■ Objective: Transcribe all of the records word for word, but omit the pictures.

■ Data in this exercise:
━━━━━━━━━━━━━━━━━━━━━━━━━━━━━━
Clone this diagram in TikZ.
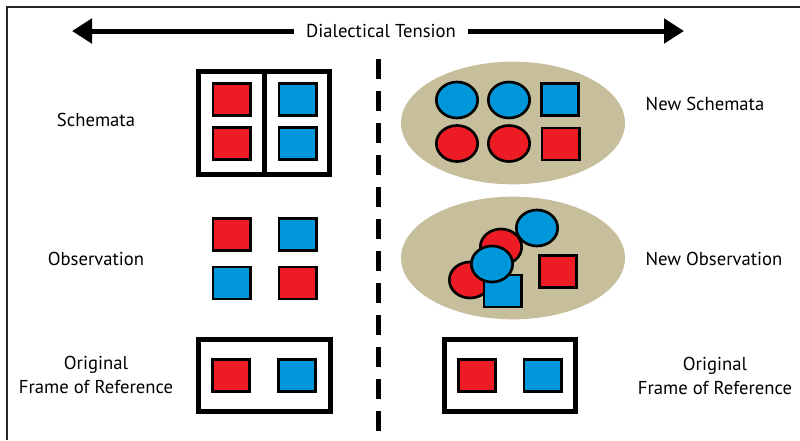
\documentclass[tikz,border=0pt]{standalone}
\usepackage{fontspec}
\setmainfont{PT Sans}
\usetikzlibrary{calc,shapes.geometric,arrows.meta}
\definecolor{boxred}{RGB}{237,28,36}
\definecolor{boxblue}{RGB}{0,150,218}
\definecolor{ovaltan}{RGB}{199,191,155}
\def\redsq{\node[draw=black,line width=2pt,fill=boxred,inner sep=0pt,minimum width=28pt,minimum height=24pt]}
\def\bluesq{\node[draw=black,line width=2pt,fill=boxblue,inner sep=0pt,minimum width=28pt,minimum height=24pt]}
\def\redball{\node[ellipse,draw=black,line width=2pt,fill=boxred,inner sep=0pt,minimum width=31pt,minimum height=27pt]}
\def\blueball{\node[ellipse,draw=black,line width=2pt,fill=boxblue,inner sep=0pt,minimum width=31pt,minimum height=27pt]}
\def\drawframe{\draw[line width=3.75pt]}
\def\oval{\node[ellipse,fill=ovaltan,inner sep=0pt,minimum width=168pt,minimum height=92pt]}

\begin{document}
\begin{tikzpicture}[x=0.75pt,y=-0.75pt,lbl/.style={align=center,font=\fontsize{14}{17.5}\selectfont}]
\useasboundingbox (0,0) rectangle (800,440);
\draw[line width=1.5pt,black!85] (7,440) -- (7,7) -- (800,7);

% Tension arrow across the top
\coordinate (lefttip) at (72,31);
\coordinate (righttip) at (684,31);
\node[lbl,inner xsep=9pt] (tension) at (381,31) {Dialectical Tension};
\draw[line width=3.75pt,-{Triangle[length=15pt,width=18pt]}] (tension.west) -- (lefttip);
\draw[line width=3.75pt,-{Triangle[length=15pt,width=18pt]}] (tension.east) -- (righttip);

% Divider
\coordinate (divtop) at (378,59);
\coordinate (divbot) at (378,432);
\draw[line width=3.75pt,dash pattern=on 15pt off 9pt] (divtop) -- (divbot);

% Left side: schemata, observation, frame
\node[lbl] (schemata) at (96,120) {Schemata};
\drawframe (198.5,71.5) rectangle (264,174.5);
\drawframe (264,71.5) rectangle (329.5,174.5);
\redsq (s1) at (231.5,99.5) {};
\redsq (s2) at (231.5,143.5) {};
\bluesq (s3) at (297.5,99.5) {};
\bluesq (s4) at (297.5,143.5) {};

\node[lbl] (observation) at (96,259) {Observation};
\redsq (o1) at (231.5,234.5) {};
\bluesq (o2) at (297.5,234.5) {};
\bluesq (o3) at (231.5,283) {};
\redsq (o4) at (297.5,283) {};

\node[lbl] (origleft) at (96,375) {Original\\Frame of Reference};
\drawframe (198.5,339.5) rectangle (330.5,411.5);
\redsq (f1) at (231,375.5) {};
\bluesq (f2) at (297,375.5) {};

% Right side: new schemata, new observation, frame
\oval (newsch) at (513,123) {};
\blueball (n1) at (457,100) {};
\blueball (n2) at (509,100) {};
\bluesq (n3) at (560,99.5) {};
\redball (n4) at (457,143.5) {};
\redball (n5) at (509,143.5) {};
\redsq (n6) at (560.5,144) {};
\node[lbl] (newschemata) at (705,104) {New Schemata};

\oval (newobs) at (513,258) {};
\redball (m1) at (470,280) {};
\redball (m2) at (501,247) {};
\blueball (m3) at (537,228) {};
\bluesq (m4) at (502.5,291) {};
\blueball (m5) at (492,264) {};
\redsq (m6) at (558,271.5) {};
\node[lbl] (newobservation) at (714,259) {New Observation};

\drawframe (444.5,339.5) rectangle (575.5,411.5);
\redsq (g1) at (477,375.5) {};
\bluesq (g2) at (542.5,375.5) {};
\node[lbl] (origright) at (715,376) {Original\\Frame of Reference};
\end{tikzpicture}
\end{document}
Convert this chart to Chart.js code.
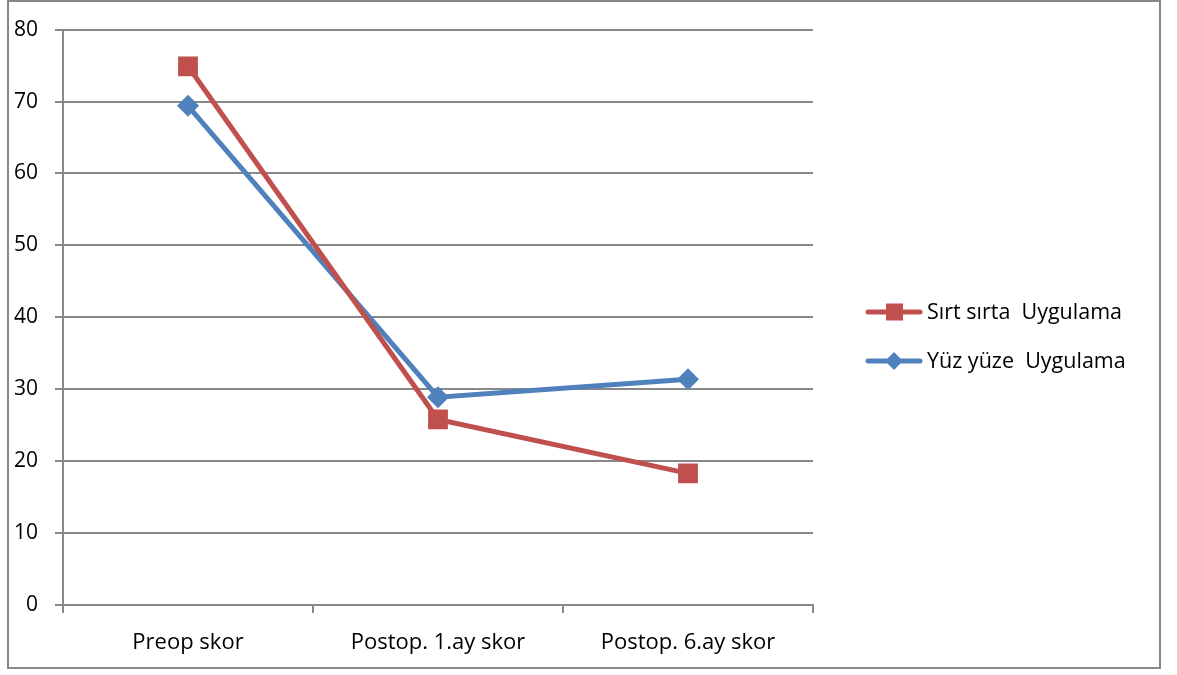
<!DOCTYPE html>
<html>
<head>
<meta charset="utf-8">
<script src="https://cdn.jsdelivr.net/npm/chart.js@4/dist/chart.umd.min.js"></script>
<style>
  html, body { margin: 0; padding: 0; background: #fff; }
  #wrap { width: 1177px; height: 675px; position: relative; }
</style>
</head>
<body>
<div id="wrap"><canvas id="chart"></canvas></div>
<script>
// data
var categories = ['Preop skor', 'Postop. 1.ay skor', 'Postop. 6.ay skor'];
var sirtSirta = [74.9, 25.8, 18.3];
var yuzYuze = [69.4, 28.9, 31.4];
var seriesNames = ['Sırt sırta  Uygulama', 'Yüz yüze  Uygulama'];
var yTicks = [0, 10, 20, 30, 40, 50, 60, 70, 80];

var RED = '#C0504D';
var BLUE = '#4F81BD';
var GRID = '#888888';
var FONT = '"Open Sans", "Noto Sans", sans-serif';

// frame round the whole figure + legend on the right
var framePlugin = {
    id: 'frame',
    beforeDraw: function (chart) {
        var c = chart.ctx;
        c.save();
        c.strokeStyle = GRID;
        c.lineWidth = 2;
        c.strokeRect(8, 1, 1152, 667);
        c.restore();
    },
    afterDraw: function (chart) {
        var c = chart.ctx;
        var ds = chart.data.datasets;
        c.save();
        c.font = '21.5px ' + FONT;
        c.textBaseline = 'middle';
        ds.forEach(function (d, i) {
            var y = 312 + i * 49;
            c.strokeStyle = d.borderColor;
            c.lineWidth = 5;
            c.lineCap = 'round';
            c.beginPath();
            c.moveTo(868, y);
            c.lineTo(920, y);
            c.stroke();
            c.fillStyle = d.backgroundColor;
            if (d.pointStyle === 'rect') {
                c.fillRect(886, y - 8.5, 17, 17);
            } else {
                c.beginPath();
                c.moveTo(894, y - 9);
                c.lineTo(903, y);
                c.lineTo(894, y + 9);
                c.lineTo(885, y);
                c.closePath();
                c.fill();
            }
            c.fillStyle = '#000';
            c.fillText(d.label, 927, y + 1);
        });
        c.restore();
    }
};

const ctx = document.getElementById('chart').getContext('2d');
var chart1 = new Chart(ctx, {
    type: 'line',
    data: {
        labels: categories,
        datasets: [
            {
                label: seriesNames[0],
                data: sirtSirta,
                borderColor: RED,
                backgroundColor: RED,
                borderWidth: 5,
                pointStyle: 'rect',
                pointRadius: 14,
                pointBorderWidth: 0,
                tension: 0
            },
            {
                label: seriesNames[1],
                data: yuzYuze,
                borderColor: BLUE,
                backgroundColor: BLUE,
                borderWidth: 5,
                pointStyle: 'rectRot',
                pointRadius: 11,
                pointBorderWidth: 0,
                tension: 0
            }
        ]
    },
    options: {
        responsive: true,
        maintainAspectRatio: false,
        animation: false,
        layout: {
            padding: { left: 0, top: 29, right: 364, bottom: 0 }
        },
        plugins: {
            legend: { display: false },
            tooltip: { enabled: false }
        },
        scales: {
            x: {
                offset: true,
                grid: {
                    offset: true,
                    drawOnChartArea: false,
                    color: GRID,
                    lineWidth: 2,
                    tickLength: 8
                },
                border: { color: GRID, width: 2 },
                ticks: {
                    color: '#000',
                    font: { family: FONT, size: 22 },
                    padding: 17,
                    maxRotation: 0
                },
                afterFit: function (s) { s.height = 70; }
            },
            y: {
                min: 0,
                max: 80,
                afterBuildTicks: function (s) {
                    s.ticks = yTicks.map(v => ({ value: v }));
                },
                grid: {
                    color: GRID,
                    lineWidth: 2,
                    tickLength: 8
                },
                border: { color: GRID, width: 2 },
                ticks: {
                    color: '#000',
                    font: { family: FONT, size: 21 },
                    padding: 17
                },
                afterFit: function (s) { s.width = 63; }
            }
        }
    },
    plugins: [framePlugin]
});
</script>
</body>
</html>
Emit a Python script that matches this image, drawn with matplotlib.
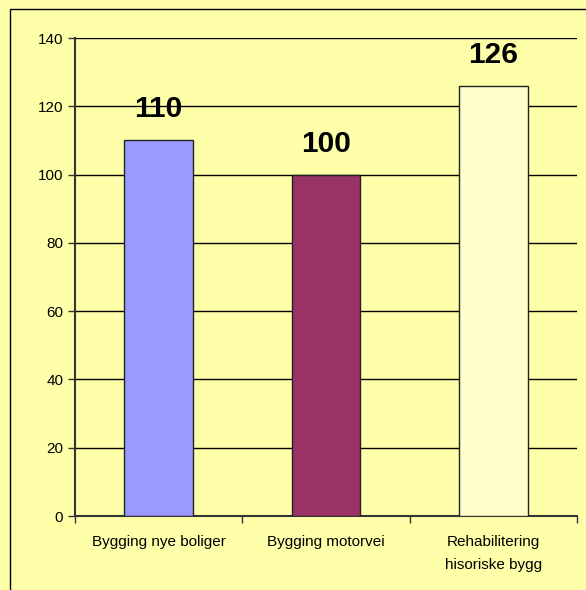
━━━━━━━━━━━━━━━━━━━━━━━━━━━━━━
■ Correct answer:
Clone this diagram in TikZ.
\documentclass[tikz,border=0pt]{standalone}
\usepackage{fontspec}
\setmainfont{PT Sans}
\usetikzlibrary{calc,shapes.geometric,arrows.meta}
\definecolor{boxred}{RGB}{237,28,36}
\definecolor{boxblue}{RGB}{0,150,218}
\definecolor{ovaltan}{RGB}{199,191,155}
\def\redsq{\node[draw=black,line width=2pt,fill=boxred,inner sep=0pt,minimum width=28pt,minimum height=24pt]}
\def\bluesq{\node[draw=black,line width=2pt,fill=boxblue,inner sep=0pt,minimum width=28pt,minimum height=24pt]}
\def\redball{\node[ellipse,draw=black,line width=2pt,fill=boxred,inner sep=0pt,minimum width=31pt,minimum height=27pt]}
\def\blueball{\node[ellipse,draw=black,line width=2pt,fill=boxblue,inner sep=0pt,minimum width=31pt,minimum height=27pt]}
\def\drawframe{\draw[line width=3.75pt]}
\def\oval{\node[ellipse,fill=ovaltan,inner sep=0pt,minimum width=168pt,minimum height=92pt]}

\begin{document}
\begin{tikzpicture}[x=0.75pt,y=-0.75pt,lbl/.style={align=center,font=\fontsize{14}{17.5}\selectfont}]
\useasboundingbox (0,0) rectangle (800,440);
\draw[line width=1.5pt,black!85] (7,440) -- (7,7) -- (800,7);

% Tension arrow across the top
\coordinate (lefttip) at (72,31);
\coordinate (righttip) at (684,31);
\node[lbl,inner xsep=9pt] (tension) at (381,31) {Dialectical Tension};
\draw[line width=3.75pt,-{Triangle[length=15pt,width=18pt]}] (tension.west) -- (lefttip);
\draw[line width=3.75pt,-{Triangle[length=15pt,width=18pt]}] (tension.east) -- (righttip);

% Divider
\coordinate (divtop) at (378,59);
\coordinate (divbot) at (378,432);
\draw[line width=3.75pt,dash pattern=on 15pt off 9pt] (divtop) -- (divbot);

% Left side: schemata, observation, frame
\node[lbl] (schemata) at (96,120) {Schemata};
\drawframe (198.5,71.5) rectangle (264,174.5);
\drawframe (264,71.5) rectangle (329.5,174.5);
\redsq (s1) at (231.5,99.5) {};
\redsq (s2) at (231.5,143.5) {};
\bluesq (s3) at (297.5,99.5) {};
\bluesq (s4) at (297.5,143.5) {};

\node[lbl] (observation) at (96,259) {Observation};
\redsq (o1) at (231.5,234.5) {};
\bluesq (o2) at (297.5,234.5) {};
\bluesq (o3) at (231.5,283) {};
\redsq (o4) at (297.5,283) {};

\node[lbl] (origleft) at (96,375) {Original\\Frame of Reference};
\drawframe (198.5,339.5) rectangle (330.5,411.5);
\redsq (f1) at (231,375.5) {};
\bluesq (f2) at (297,375.5) {};

% Right side: new schemata, new observation, frame
\oval (newsch) at (513,123) {};
\blueball (n1) at (457,100) {};
\blueball (n2) at (509,100) {};
\bluesq (n3) at (560,99.5) {};
\redball (n4) at (457,143.5) {};
\redball (n5) at (509,143.5) {};
\redsq (n6) at (560.5,144) {};
\node[lbl] (newschemata) at (705,104) {New Schemata};

\oval (newobs) at (513,258) {};
\redball (m1) at (470,280) {};
\redball (m2) at (501,247) {};
\blueball (m3) at (537,228) {};
\bluesq (m4) at (502.5,291) {};
\blueball (m5) at (492,264) {};
\redsq (m6) at (558,271.5) {};
\node[lbl] (newobservation) at (714,259) {New Observation};

\drawframe (444.5,339.5) rectangle (575.5,411.5);
\redsq (g1) at (477,375.5) {};
\bluesq (g2) at (542.5,375.5) {};
\node[lbl] (origright) at (715,376) {Original\\Frame of Reference};
\end{tikzpicture}
\end{document}
Convert this chart to Chart.js code.
<!DOCTYPE html>
<html>
<head>
<meta charset="utf-8">
<script src="https://cdn.jsdelivr.net/npm/chart.js@4/dist/chart.umd.min.js"></script>
<style>
  html, body { margin: 0; padding: 0; background: #fff; }
  #wrap { width: 1177px; height: 675px; position: relative; }
</style>
</head>
<body>
<div id="wrap"><canvas id="chart"></canvas></div>
<script>
// data
var categories = ['Preop skor', 'Postop. 1.ay skor', 'Postop. 6.ay skor'];
var sirtSirta = [74.9, 25.8, 18.3];
var yuzYuze = [69.4, 28.9, 31.4];
var seriesNames = ['Sırt sırta  Uygulama', 'Yüz yüze  Uygulama'];
var yTicks = [0, 10, 20, 30, 40, 50, 60, 70, 80];

var RED = '#C0504D';
var BLUE = '#4F81BD';
var GRID = '#888888';
var FONT = '"Open Sans", "Noto Sans", sans-serif';

// frame round the whole figure + legend on the right
var framePlugin = {
    id: 'frame',
    beforeDraw: function (chart) {
        var c = chart.ctx;
        c.save();
        c.strokeStyle = GRID;
        c.lineWidth = 2;
        c.strokeRect(8, 1, 1152, 667);
        c.restore();
    },
    afterDraw: function (chart) {
        var c = chart.ctx;
        var ds = chart.data.datasets;
        c.save();
        c.font = '21.5px ' + FONT;
        c.textBaseline = 'middle';
        ds.forEach(function (d, i) {
            var y = 312 + i * 49;
            c.strokeStyle = d.borderColor;
            c.lineWidth = 5;
            c.lineCap = 'round';
            c.beginPath();
            c.moveTo(868, y);
            c.lineTo(920, y);
            c.stroke();
            c.fillStyle = d.backgroundColor;
            if (d.pointStyle === 'rect') {
                c.fillRect(886, y - 8.5, 17, 17);
            } else {
                c.beginPath();
                c.moveTo(894, y - 9);
                c.lineTo(903, y);
                c.lineTo(894, y + 9);
                c.lineTo(885, y);
                c.closePath();
                c.fill();
            }
            c.fillStyle = '#000';
            c.fillText(d.label, 927, y + 1);
        });
        c.restore();
    }
};

const ctx = document.getElementById('chart').getContext('2d');
var chart1 = new Chart(ctx, {
    type: 'line',
    data: {
        labels: categories,
        datasets: [
            {
                label: seriesNames[0],
                data: sirtSirta,
                borderColor: RED,
                backgroundColor: RED,
                borderWidth: 5,
                pointStyle: 'rect',
                pointRadius: 14,
                pointBorderWidth: 0,
                tension: 0
            },
            {
                label: seriesNames[1],
                data: yuzYuze,
                borderColor: BLUE,
                backgroundColor: BLUE,
                borderWidth: 5,
                pointStyle: 'rectRot',
                pointRadius: 11,
                pointBorderWidth: 0,
                tension: 0
            }
        ]
    },
    options: {
        responsive: true,
        maintainAspectRatio: false,
        animation: false,
        layout: {
            padding: { left: 0, top: 29, right: 364, bottom: 0 }
        },
        plugins: {
            legend: { display: false },
            tooltip: { enabled: false }
        },
        scales: {
            x: {
                offset: true,
                grid: {
                    offset: true,
                    drawOnChartArea: false,
                    color: GRID,
                    lineWidth: 2,
                    tickLength: 8
                },
                border: { color: GRID, width: 2 },
                ticks: {
                    color: '#000',
                    font: { family: FONT, size: 22 },
                    padding: 17,
                    maxRotation: 0
                },
                afterFit: function (s) { s.height = 70; }
            },
            y: {
                min: 0,
                max: 80,
                afterBuildTicks: function (s) {
                    s.ticks = yTicks.map(v => ({ value: v }));
                },
                grid: {
                    color: GRID,
                    lineWidth: 2,
                    tickLength: 8
                },
                border: { color: GRID, width: 2 },
                ticks: {
                    color: '#000',
                    font: { family: FONT, size: 21 },
                    padding: 17
                },
                afterFit: function (s) { s.width = 63; }
            }
        }
    },
    plugins: [framePlugin]
});
</script>
</body>
</html>
Emit a Python script that matches this image, drawn with matplotlib.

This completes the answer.